Good call. Drives are inexpensive, certainly not worth the uncertainty and trouble of verifying the integrity of your data, etc.Moving the backups off it now. I'll replace the bad drive ASAP, thanks!
Back it up, immediately. Then run a surface scan, then do a "write zeros" pass (or use DBAN bootable CD/DVD), then check the SMART data. If it now shows "reallocated sectors", then those sectors were bad. If it doesn't show any, then it was just a glitch, and those sectors tested good. After that, you can use it as a junk storage drive. I probably wouldn't put an OS or anything important on it. Do surface scans weekly, and then check the SMART data for increasing "reallocated" or "pending" sectors. If they are increasing, then junk the drive, it's on the way out. If they don't increase, then you can continue using the drive for as long as it mechanically survives. Just don't use it for anything important anymore.
I have a computer with a HDD that has a reallocated sectors count error and I have been monitoring it and so far it's remained the same number, but I plan on getting a SSD for that machine latter on some time. To lazy to clone and install the damn thing. It's a Dell Optiplex 780 I believe and the sucker is a ah heck to open. Point I'm making here is that if you watch the SMART data on the reallocated sectors number stat it may not change, but I would NOT rely on that drive any more.

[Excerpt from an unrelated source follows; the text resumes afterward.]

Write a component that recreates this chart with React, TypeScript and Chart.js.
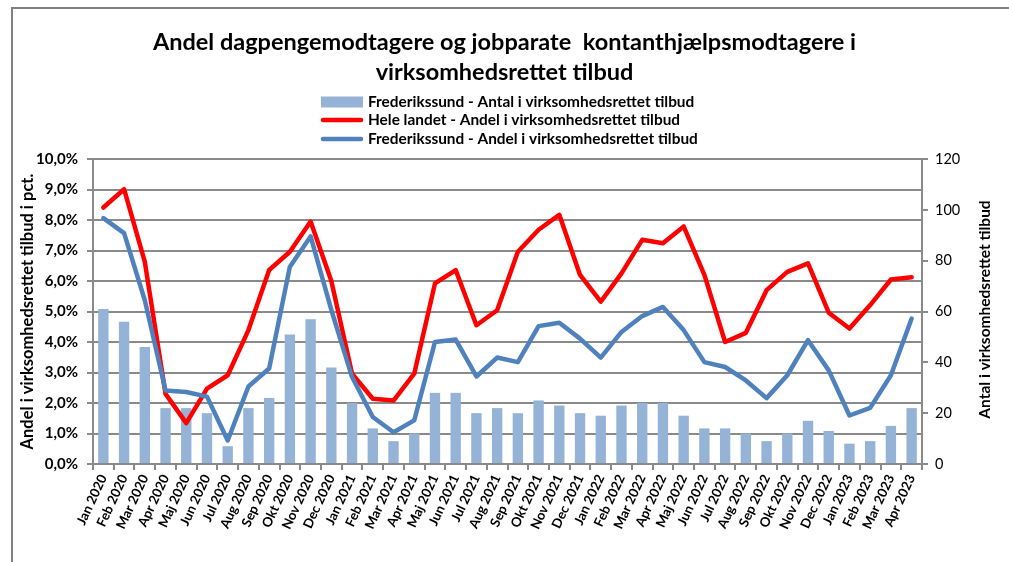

How old is that massive sucker any way? Usually Hitachi's are good drives.
BTW- I would reupload that image with your serial number blotted or removed. I have heard just blotting an image hackers or the government can still read what's been blotted. Best to cut the number from the image. LOL
Noob question, why would I worry about the serial number being displayed?
I'm just going to buy a 3TB drive from Newegg to replace this one, it's only $100 for the Toshiba drive.